One other potential mitigation would be to expose the state of the socket to the client code. That is, give the client a way to know that the socket buffer is full so it can avoid even enqueueing a message. That would allow my client code to implement any message deletion algorithm I like without having to prune the queue within the client library.

You can get the socket using mosquitto_socket().

Querying the socket for its writable status is at a minimum a select() call, which should only be made if there is reason to suspect the socket buffer is full, so querying on every write would be potentially slow at high volumes. Instead, I looked for a minor edit in the library that would do the job.

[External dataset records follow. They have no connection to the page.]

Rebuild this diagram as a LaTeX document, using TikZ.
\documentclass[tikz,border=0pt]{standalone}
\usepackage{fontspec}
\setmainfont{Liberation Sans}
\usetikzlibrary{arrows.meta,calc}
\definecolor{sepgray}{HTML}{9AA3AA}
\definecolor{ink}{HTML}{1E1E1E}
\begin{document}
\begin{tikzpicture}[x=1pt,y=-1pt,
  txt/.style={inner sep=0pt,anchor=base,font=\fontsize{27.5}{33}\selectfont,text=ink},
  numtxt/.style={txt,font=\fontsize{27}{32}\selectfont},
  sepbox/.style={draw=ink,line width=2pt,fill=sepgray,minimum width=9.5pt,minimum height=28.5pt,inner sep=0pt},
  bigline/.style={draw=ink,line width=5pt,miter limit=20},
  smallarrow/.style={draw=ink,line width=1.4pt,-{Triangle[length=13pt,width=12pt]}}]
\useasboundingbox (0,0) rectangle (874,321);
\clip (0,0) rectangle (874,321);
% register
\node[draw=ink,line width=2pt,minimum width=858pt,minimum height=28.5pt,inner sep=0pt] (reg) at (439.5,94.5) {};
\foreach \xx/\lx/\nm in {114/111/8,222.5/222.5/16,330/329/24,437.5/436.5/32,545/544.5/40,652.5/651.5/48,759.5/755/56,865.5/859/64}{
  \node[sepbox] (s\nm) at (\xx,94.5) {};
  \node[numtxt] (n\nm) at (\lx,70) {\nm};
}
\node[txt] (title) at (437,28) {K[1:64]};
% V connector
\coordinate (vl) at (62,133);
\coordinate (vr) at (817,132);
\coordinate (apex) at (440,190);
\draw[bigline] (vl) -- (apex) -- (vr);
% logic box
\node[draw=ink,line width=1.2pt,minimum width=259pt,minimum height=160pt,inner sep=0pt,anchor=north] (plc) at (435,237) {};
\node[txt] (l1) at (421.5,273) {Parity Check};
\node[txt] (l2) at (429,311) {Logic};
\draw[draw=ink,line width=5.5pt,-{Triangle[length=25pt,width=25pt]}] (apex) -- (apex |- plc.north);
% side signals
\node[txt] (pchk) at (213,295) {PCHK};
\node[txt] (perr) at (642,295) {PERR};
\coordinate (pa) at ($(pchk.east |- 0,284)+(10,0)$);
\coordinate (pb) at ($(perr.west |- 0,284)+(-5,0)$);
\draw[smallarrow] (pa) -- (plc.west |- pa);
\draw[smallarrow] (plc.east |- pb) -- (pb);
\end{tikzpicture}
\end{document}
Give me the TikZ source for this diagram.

I added a “socket_full” boolean flag to struct mosquitto, and modified packet__write:

  • if net__write produces EAGAIN, set socket_full to true
  • if net__write results in an incomplete write, set socket_full to true
  • before calling net__write, check if socket_full is true. If true, return MOSQ_ERR_SUCCESS

I modified “mosquitto_loop” to set socket_full to false when FD_ISSET(mosq->sock, &writefds)

The result::

  • it allows me to test socket_full at zero cost
  • it reduces system calls, since it will no longer attempt net_write() when the socket is known to be full
  • In my test case, it resulted in a 10-15% speed improvement

Incidentally, while testing I noticed that there is a call to send() of a single zero byte in packet__queue that is documented to break out of a select() when running in threaded mode. This call consumes more time than all other processing put together in my test case. I changed the condition around that call to only execute if mosq->threaded != mosq_ts_none. That reduced the processing time for my test case by 75%.

Thank you, that’s an interesting idea. mosquitto_want_write() may have been sufficient for you, although probably wouldn’t provide the same performance.

The socketpair code can be optionally disabled from 2.1 onwards, but I agree that it doesn’t make sense to have it in a non-threaded mode.